Task statement: Write out the listing, please, but only from its first line through the line containing "anchor=east] (b4) at", exactly as given and without pictures.

Data section:
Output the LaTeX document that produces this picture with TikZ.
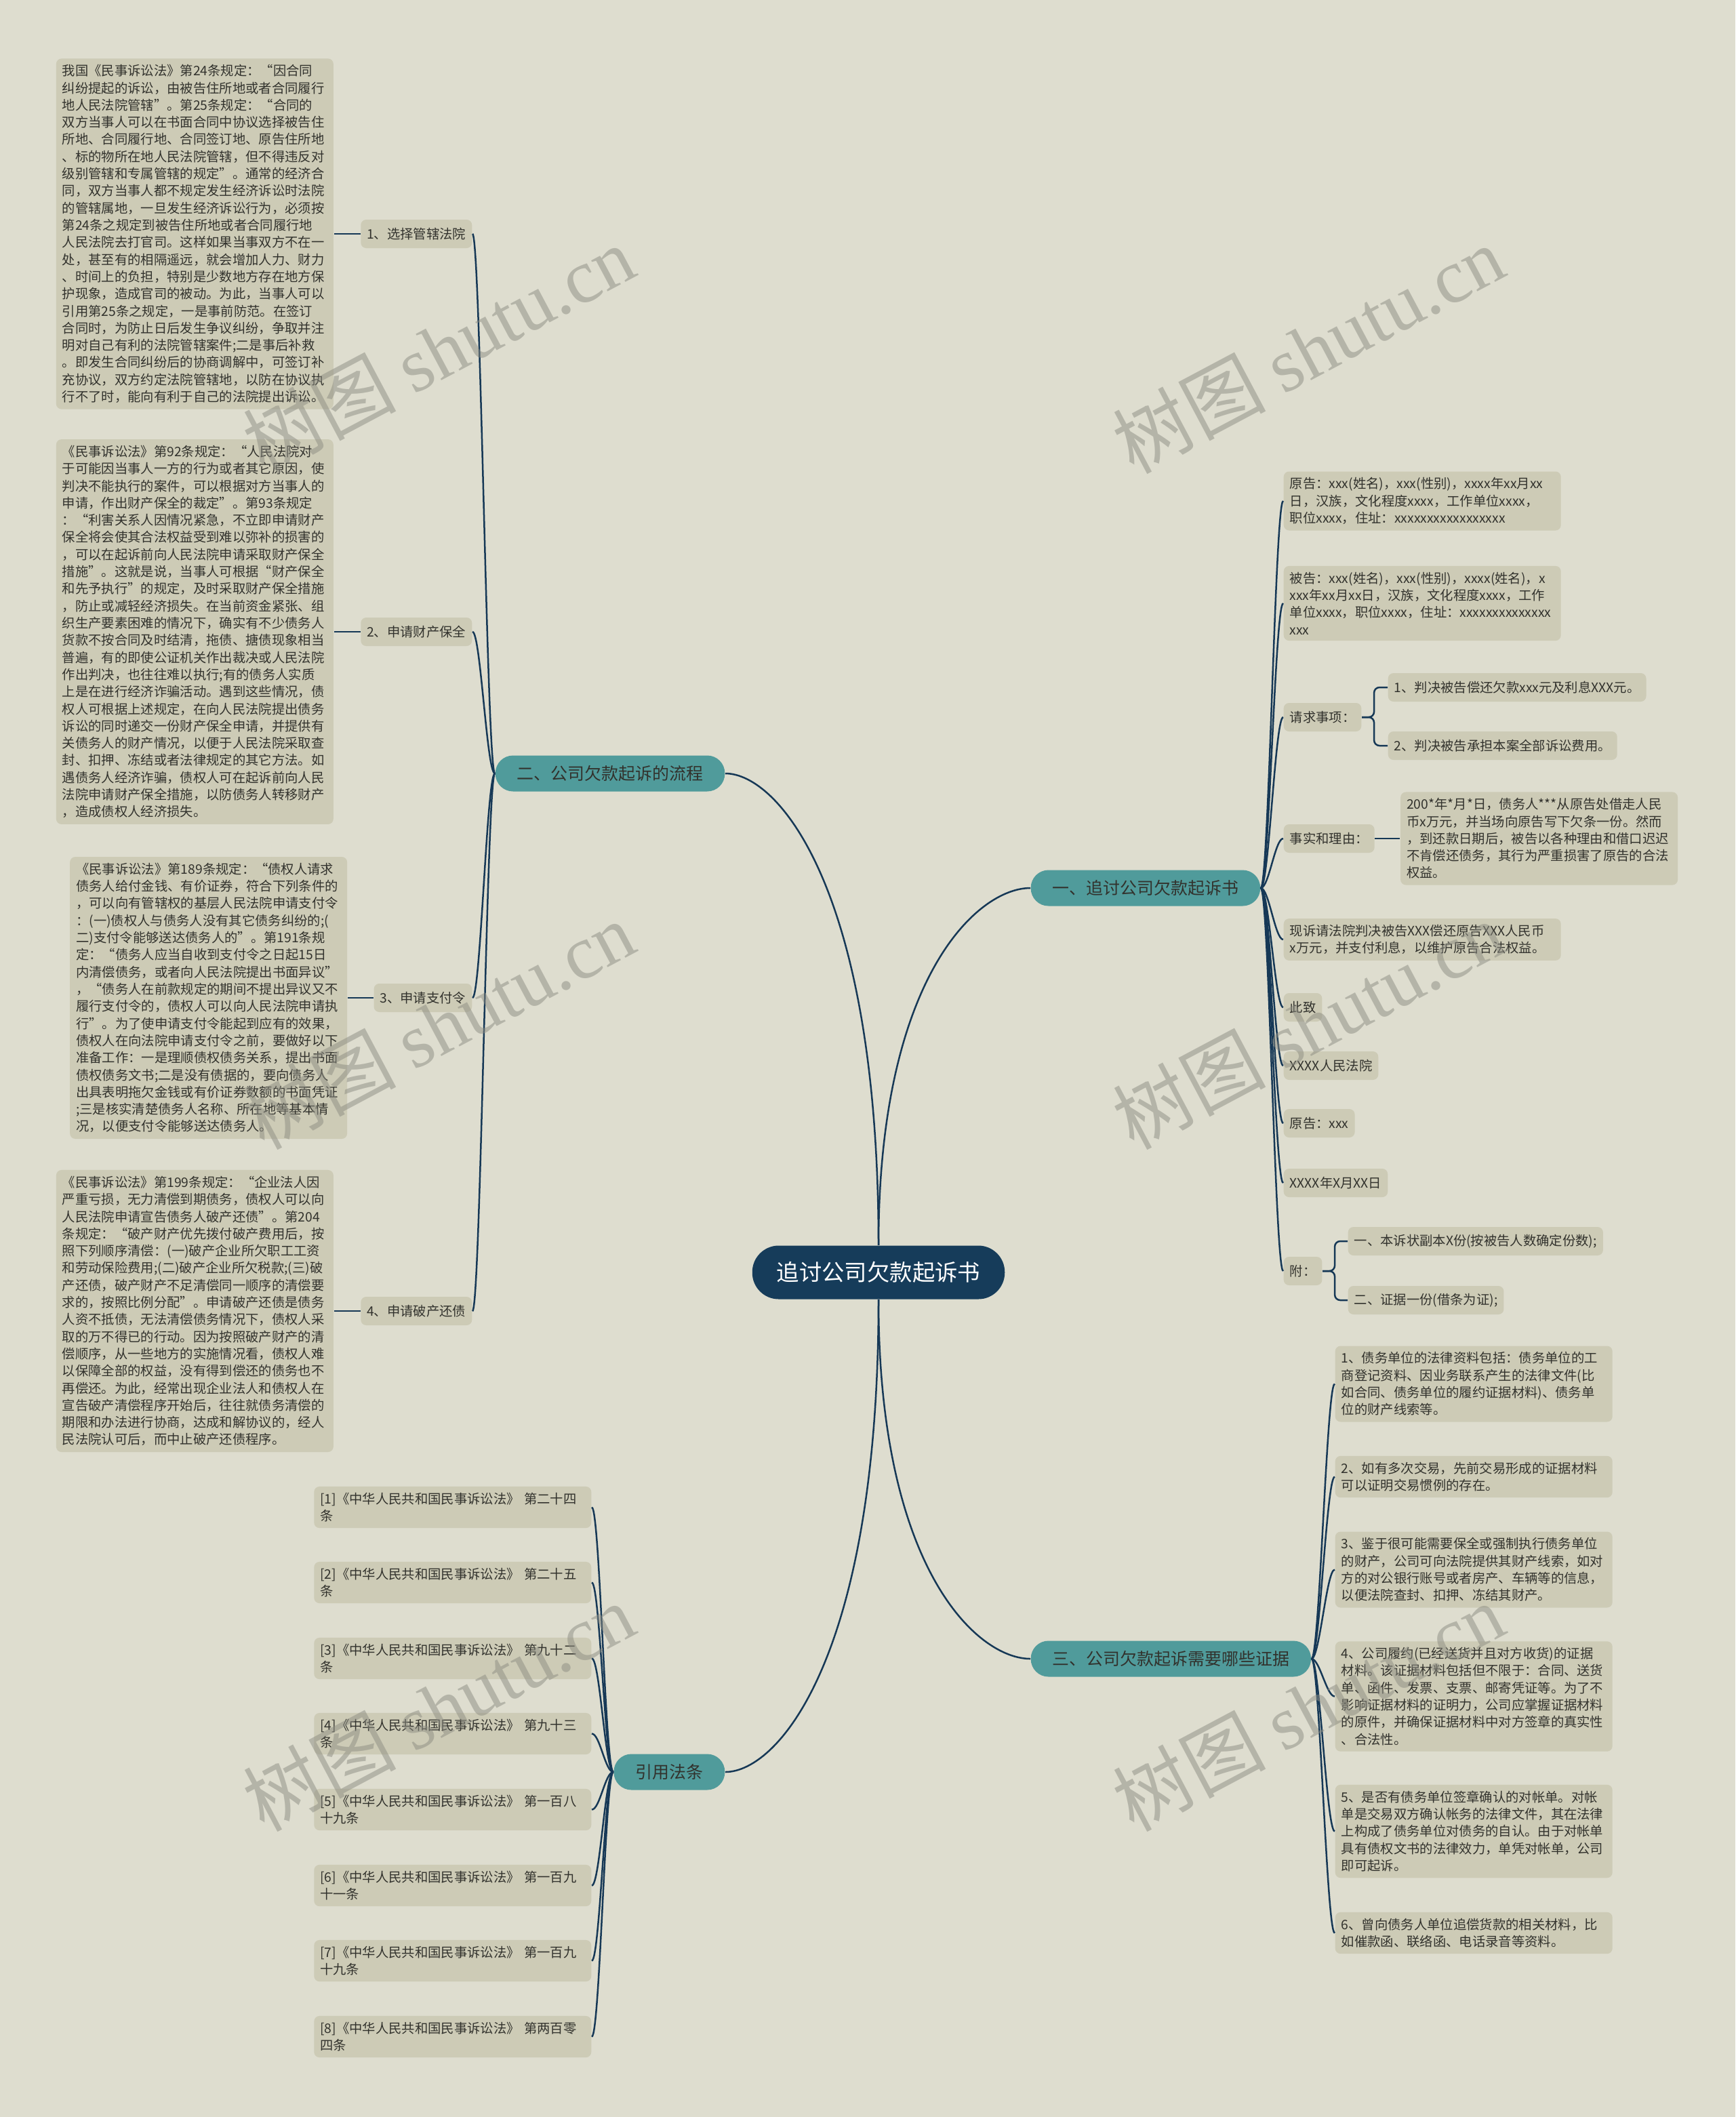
\documentclass[tikz,border=0pt]{standalone}
\usepackage{fontspec}
\setmainfont{Noto Sans CJK SC}
\newfontfamily\wmlatin{Liberation Serif}
\usetikzlibrary{positioning}

\definecolor{bgc}{RGB}{222,221,207}
\definecolor{leafc}{RGB}{205,203,182}
\definecolor{tealc}{RGB}{80,155,155}
\definecolor{rootc}{RGB}{22,60,90}
\definecolor{linec}{RGB}{22,56,86}
\definecolor{txtc}{RGB}{50,50,45}
\definecolor{wmc}{RGB}{140,140,130}

\newcommand{\leaffont}{\fontsize{5.5pt}{7.2pt}\selectfont}
\newcommand{\branchfont}{\fontsize{7.1pt}{8.5pt}\selectfont}
\newcommand{\rootfont}{\fontsize{9.5pt}{11pt}\selectfont}
\newcommand{\wmfont}{\fontsize{32pt}{34pt}\selectfont}

\begin{document}
\begin{tikzpicture}[x=0.1mm, y=-0.1mm,
    conn/.style={draw=linec, line width=0.25mm},
    rcurve/.style={conn, to path={.. controls +(12,0) and +(-12,0) .. (\tikztotarget)}},
    lcurve/.style={conn, to path={.. controls +(-12,0) and +(12,0) .. (\tikztotarget)}},
    forkline/.style={conn, rounded corners=0.8mm, to path={-- ++(18,0) |- (\tikztotarget)}},
    leafbox/.style={rectangle, rounded corners=0.8mm, fill=leafc, text=txtc, font=\leaffont,
      align=left, inner xsep=0.9mm, inner ysep=0.9mm, minimum height=4.2mm},
    widebox/.style={leafbox, text width=39.1mm},
    branchbox/.style={rectangle, rounded corners=2.6mm, fill=tealc, text=txtc, font=\branchfont,
      inner xsep=3.2mm, minimum height=5.3mm},
    mainbox/.style={rectangle, rounded corners=3.9mm, fill=rootc, text=white, font=\rootfont,
      inner xsep=3.6mm, minimum height=7.9mm},
    wmark/.style={font=\wmfont, text=wmc, opacity=0.5, rotate=28}]

  \fill[bgc] (0,0) rectangle (2560,3123);
  \useasboundingbox (0,0) rectangle (2560,3123);

  \node[mainbox] (root) at (1296,1877) {追讨公司欠款起诉书};
  \node[branchbox, anchor=west] (b1) at (1520,1310) {一、追讨公司欠款起诉书};
  \node[branchbox, anchor=east] (b2) at (1070,1141) {二、公司欠款起诉的流程};
  \node[branchbox, anchor=west] (b3) at (1520,2447) {三、公司欠款起诉需要哪些证据};
  \node[branchbox, anchor=east] (b4) at (1070,2614) {引用法条};

  \draw[conn] (root.north) .. controls +(0,-395) and +(-78,0) .. (b1.west);
  \draw[conn] (root.north) .. controls +(0,-522) and +(79,0) .. (b2.east);
  \draw[conn] (root.south) .. controls +(0,398) and +(-78,0) .. (b3.west);
  \draw[conn] (root.south) .. controls +(0,524) and +(79,0) .. (b4.east);

  \node[widebox, anchor=west] (yg1) at (1893,739) {原告：xxx(姓名)，xxx(性别)，xxxx年xx月xx\\日，汉族，文化程度xxxx，工作单位xxxx，\\职位xxxx，住址：xxxxxxxxxxxxxxxxx};
  \node[widebox, anchor=west] (bg) at (1893,890) {被告：xxx(姓名)，xxx(性别)，xxxx(姓名)，x\\xxx年xx月xx日，汉族，文化程度xxxx，工作\\单位xxxx，职位xxxx，住址：xxxxxxxxxxxxxx\\xxx};
  \node[leafbox, anchor=west] (qq) at (1893,1058) {请求事项：};
  \node[leafbox, anchor=west] (q1) at (2047,1014) {1、判决被告偿还欠款xxx元及利息XXX元。};
  \node[leafbox, anchor=west] (q2) at (2047,1100) {2、判决被告承担本案全部诉讼费用。};
  \node[leafbox, anchor=west] (ss) at (1893,1237) {事实和理由：};
  \node[widebox, right=3.7mm of ss] (s1) {200*年*月*日，债务人***从原告处借走人民\\币x万元，并当场向原告写下欠条一份。然而\\，到还款日期后，被告以各种理由和借口迟迟\\不肯偿还债务，其行为严重损害了原告的合法\\权益。};
  \node[widebox, anchor=west] (xs) at (1893,1386) {现诉请法院判决被告XXX偿还原告XXX人民币\\x万元，并支付利息，以维护原告合法权益。};
  \node[leafbox, anchor=west] (cz) at (1893,1486) {此致};
  \node[leafbox, anchor=west] (fy) at (1893,1572) {XXXX人民法院};
  \node[leafbox, anchor=west] (yg2) at (1893,1657) {原告：xxx};
  \node[leafbox, anchor=west] (rq) at (1893,1745) {XXXX年X月XX日};
  \node[leafbox, anchor=west] (fu) at (1893,1875) {附：};
  \node[leafbox, anchor=west] (f1) at (1988,1831) {一、本诉状副本X份(按被告人数确定份数);};
  \node[leafbox, anchor=west] (f2) at (1988,1918) {二、证据一份(借条为证);};

  \path (b1.east) edge[rcurve] (yg1.west) (b1.east) edge[rcurve] (bg.west)
        (b1.east) edge[rcurve] (qq.west) (b1.east) edge[rcurve] (ss.west)
        (b1.east) edge[rcurve] (xs.west) (b1.east) edge[rcurve] (cz.west)
        (b1.east) edge[rcurve] (fy.west) (b1.east) edge[rcurve] (yg2.west)
        (b1.east) edge[rcurve] (rq.west) (b1.east) edge[rcurve] (fu.west);
  \path (qq.east) edge[forkline] (q1.west) (qq.east) edge[forkline] (q2.west)
        (fu.east) edge[forkline] (f1.west) (fu.east) edge[forkline] (f2.west)
        (ss.east) edge[conn] (s1.west);

  \node[widebox, anchor=west] (e1) at (1969,2041.5) {1、债务单位的法律资料包括：债务单位的工\\商登记资料、因业务联系产生的法律文件(比\\如合同、债务单位的履约证据材料)、债务单\\位的财产线索等。};
  \node[widebox, anchor=west] (e2) at (1969,2178.5) {2、如有多次交易，先前交易形成的证据材料\\可以证明交易惯例的存在。};
  \node[widebox, anchor=west] (e3) at (1969,2315.5) {3、鉴于很可能需要保全或强制执行债务单位\\的财产，公司可向法院提供其财产线索，如对\\方的对公银行账号或者房产、车辆等的信息，\\以便法院查封、扣押、冻结其财产。};
  \node[widebox, anchor=west] (e4) at (1969,2502.5) {4、公司履约(已经送货并且对方收货)的证据\\材料。该证据材料包括但不限于：合同、送货\\单、函件、发票、支票、邮寄凭证等。为了不\\影响证据材料的证明力，公司应掌握证据材料\\的原件，并确保证据材料中对方签章的真实性\\、合法性。};
  \node[widebox, anchor=west] (e5) at (1969,2701.5) {5、是否有债务单位签章确认的对帐单。对帐\\单是交易双方确认帐务的法律文件，其在法律\\上构成了债务单位对债务的自认。由于对帐单\\具有债权文书的法律效力，单凭对帐单，公司\\即可起诉。};
  \node[widebox, anchor=west] (e6) at (1969,2851.5) {6、曾向债务人单位追偿货款的相关材料，比\\如催款函、联络函、电话录音等资料。};

  \path (b3.east) edge[rcurve] (e1.west) (b3.east) edge[rcurve] (e2.west)
        (b3.east) edge[rcurve] (e3.west) (b3.east) edge[rcurve] (e4.west)
        (b3.east) edge[rcurve] (e5.west) (b3.east) edge[rcurve] (e6.west);

  \node[leafbox, anchor=east] (n1) at (697,345) {1、选择管辖法院};
  \node[leafbox, anchor=east] (n2) at (697,932) {2、申请财产保全};
  \node[leafbox, anchor=east] (n3) at (697,1472) {3、申请支付令};
  \node[leafbox, anchor=east] (n4) at (697,1934) {4、申请破产还债};

  \node[widebox, left=3.9mm of n1] (blkA) {我国《民事诉讼法》第24条规定：“因合同\\纠纷提起的诉讼，由被告住所地或者合同履行\\地人民法院管辖”。第25条规定：“合同的\\双方当事人可以在书面合同中协议选择被告住\\所地、合同履行地、合同签订地、原告住所地\\、标的物所在地人民法院管辖，但不得违反对\\级别管辖和专属管辖的规定”。通常的经济合\\同，双方当事人都不规定发生经济诉讼时法院\\的管辖属地，一旦发生经济诉讼行为，必须按\\第24条之规定到被告住所地或者合同履行地\\人民法院去打官司。这样如果当事双方不在一\\处，甚至有的相隔遥远，就会增加人力、财力\\、时间上的负担，特别是少数地方存在地方保\\护现象，造成官司的被动。为此，当事人可以\\引用第25条之规定，一是事前防范。在签订\\合同时，为防止日后发生争议纠纷，争取并注\\明对自己有利的法院管辖案件;二是事后补救\\。即发生合同纠纷后的协商调解中，可签订补\\充协议，双方约定法院管辖地，以防在协议执\\行不了时，能向有利于自己的法院提出诉讼。};
  \node[widebox, left=3.9mm of n2] (blkB) {《民事诉讼法》第92条规定：“人民法院对\\于可能因当事人一方的行为或者其它原因，使\\判决不能执行的案件，可以根据对方当事人的\\申请，作出财产保全的裁定”。第93条规定\\：“利害关系人因情况紧急，不立即申请财产\\保全将会使其合法权益受到难以弥补的损害的\\，可以在起诉前向人民法院申请采取财产保全\\措施”。这就是说，当事人可根据“财产保全\\和先予执行”的规定，及时采取财产保全措施\\，防止或减轻经济损失。在当前资金紧张、组\\织生产要素困难的情况下，确实有不少债务人\\货款不按合同及时结清，拖债、搪债现象相当\\普遍，有的即使公证机关作出裁决或人民法院\\作出判决，也往往难以执行;有的债务人实质\\上是在进行经济诈骗活动。遇到这些情况，债\\权人可根据上述规定，在向人民法院提出债务\\诉讼的同时递交一份财产保全申请，并提供有\\关债务人的财产情况，以便于人民法院采取查\\封、扣押、冻结或者法律规定的其它方法。如\\遇债务人经济诈骗，债权人可在起诉前向人民\\法院申请财产保全措施，以防债务人转移财产\\，造成债权人经济损失。};
  \node[widebox, left=3.8mm of n3] (blkC) {《民事诉讼法》第189条规定：“债权人请求\\债务人给付金钱、有价证券，符合下列条件的\\，可以向有管辖权的基层人民法院申请支付令\\：(一)债权人与债务人没有其它债务纠纷的;(\\二)支付令能够送达债务人的”。第191条规\\定：“债务人应当自收到支付令之日起15日\\内清偿债务，或者向人民法院提出书面异议”\\，“债务人在前款规定的期间不提出异议又不\\履行支付令的，债权人可以向人民法院申请执\\行”。为了使申请支付令能起到应有的效果，\\债权人在向法院申请支付令之前，要做好以下\\准备工作：一是理顺债权债务关系，提出书面\\债权债务文书;二是没有债据的，要向债务人\\出具表明拖欠金钱或有价证券数额的书面凭证\\;三是核实清楚债务人名称、所在地等基本情\\况，以便支付令能够送达债务人。};
  \node[widebox, left=3.9mm of n4] (blkD) {《民事诉讼法》第199条规定：“企业法人因\\严重亏损，无力清偿到期债务，债权人可以向\\人民法院申请宣告债务人破产还债”。第204\\条规定：“破产财产优先拨付破产费用后，按\\照下列顺序清偿：(一)破产企业所欠职工工资\\和劳动保险费用;(二)破产企业所欠税款;(三)破\\产还债，破产财产不足清偿同一顺序的清偿要\\求的，按照比例分配”。申请破产还债是债务\\人资不抵债，无法清偿债务情况下，债权人采\\取的万不得已的行动。因为按照破产财产的清\\偿顺序，从一些地方的实施情况看，债权人难\\以保障全部的权益，没有得到偿还的债务也不\\再偿还。为此，经常出现企业法人和债权人在\\宣告破产清偿程序开始后，往往就债务清偿的\\期限和办法进行协商，达成和解协议的，经人\\民法院认可后，而中止破产还债程序。};

  \path (b2.west) edge[lcurve] (n1.east) (b2.west) edge[lcurve] (n2.east)
        (b2.west) edge[lcurve] (n3.east) (b2.west) edge[lcurve] (n4.east);
  \path (n1) edge[conn] (blkA) (n2) edge[conn] (blkB)
        (n3) edge[conn] (blkC) (n4) edge[conn] (blkD);

  \node[widebox, anchor=east] (r1) at (873,2223.5) {[1]《中华人民共和国民事诉讼法》~第二十四\\条};
  \node[widebox, anchor=east] (r2) at (873,2334.5) {[2]《中华人民共和国民事诉讼法》~第二十五\\条};
  \node[widebox, anchor=east] (r3) at (873,2446.5) {[3]《中华人民共和国民事诉讼法》~第九十二\\条};
  \node[widebox, anchor=east] (r4) at (873,2557.5) {[4]《中华人民共和国民事诉讼法》~第九十三\\条};
  \node[widebox, anchor=east] (r5) at (873,2669.5) {[5]《中华人民共和国民事诉讼法》~第一百八\\十九条};
  \node[widebox, anchor=east] (r6) at (873,2781.5) {[6]《中华人民共和国民事诉讼法》~第一百九\\十一条};
  \node[widebox, anchor=east] (r7) at (873,2892.5) {[7]《中华人民共和国民事诉讼法》~第一百九\\十九条};
  \node[widebox, anchor=east] (r8) at (873,3004.5) {[8]《中华人民共和国民事诉讼法》~第两百零\\四条};

  \path (b4.west) edge[lcurve] (r1.east) (b4.west) edge[lcurve] (r2.east)
        (b4.west) edge[lcurve] (r3.east) (b4.west) edge[lcurve] (r4.east)
        (b4.west) edge[lcurve] (r5.east) (b4.west) edge[lcurve] (r6.east)
        (b4.west) edge[lcurve] (r7.east) (b4.west) edge[lcurve] (r8.east);

  \node[wmark] (wm1) at (647,515) {树图 {\wmlatin shutu.cn}};
  \node[wmark] (wm2) at (1930,515) {树图 {\wmlatin shutu.cn}};
  \node[wmark] (wm3) at (647,1512) {树图 {\wmlatin shutu.cn}};
  \node[wmark] (wm4) at (1930,1512) {树图 {\wmlatin shutu.cn}};
  \node[wmark] (wm5) at (647,2518) {树图 {\wmlatin shutu.cn}};
  \node[wmark] (wm6) at (1930,2518) {树图 {\wmlatin shutu.cn}};
\end{tikzpicture}
\end{document}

Answer below:
Output the LaTeX document that produces this picture with TikZ.
\documentclass[tikz,border=0pt]{standalone}
\usepackage{fontspec}
\setmainfont{Noto Sans CJK SC}
\newfontfamily\wmlatin{Liberation Serif}
\usetikzlibrary{positioning}

\definecolor{bgc}{RGB}{222,221,207}
\definecolor{leafc}{RGB}{205,203,182}
\definecolor{tealc}{RGB}{80,155,155}
\definecolor{rootc}{RGB}{22,60,90}
\definecolor{linec}{RGB}{22,56,86}
\definecolor{txtc}{RGB}{50,50,45}
\definecolor{wmc}{RGB}{140,140,130}

\newcommand{\leaffont}{\fontsize{5.5pt}{7.2pt}\selectfont}
\newcommand{\branchfont}{\fontsize{7.1pt}{8.5pt}\selectfont}
\newcommand{\rootfont}{\fontsize{9.5pt}{11pt}\selectfont}
\newcommand{\wmfont}{\fontsize{32pt}{34pt}\selectfont}

\begin{document}
\begin{tikzpicture}[x=0.1mm, y=-0.1mm,
    conn/.style={draw=linec, line width=0.25mm},
    rcurve/.style={conn, to path={.. controls +(12,0) and +(-12,0) .. (\tikztotarget)}},
    lcurve/.style={conn, to path={.. controls +(-12,0) and +(12,0) .. (\tikztotarget)}},
    forkline/.style={conn, rounded corners=0.8mm, to path={-- ++(18,0) |- (\tikztotarget)}},
    leafbox/.style={rectangle, rounded corners=0.8mm, fill=leafc, text=txtc, font=\leaffont,
      align=left, inner xsep=0.9mm, inner ysep=0.9mm, minimum height=4.2mm},
    widebox/.style={leafbox, text width=39.1mm},
    branchbox/.style={rectangle, rounded corners=2.6mm, fill=tealc, text=txtc, font=\branchfont,
      inner xsep=3.2mm, minimum height=5.3mm},
    mainbox/.style={rectangle, rounded corners=3.9mm, fill=rootc, text=white, font=\rootfont,
      inner xsep=3.6mm, minimum height=7.9mm},
    wmark/.style={font=\wmfont, text=wmc, opacity=0.5, rotate=28}]

  \fill[bgc] (0,0) rectangle (2560,3123);
  \useasboundingbox (0,0) rectangle (2560,3123);

  \node[mainbox] (root) at (1296,1877) {追讨公司欠款起诉书};
  \node[branchbox, anchor=west] (b1) at (1520,1310) {一、追讨公司欠款起诉书};
  \node[branchbox, anchor=east] (b2) at (1070,1141) {二、公司欠款起诉的流程};
  \node[branchbox, anchor=west] (b3) at (1520,2447) {三、公司欠款起诉需要哪些证据};
  \node[branchbox, anchor=east] (b4) at (1070,2614) {引用法条};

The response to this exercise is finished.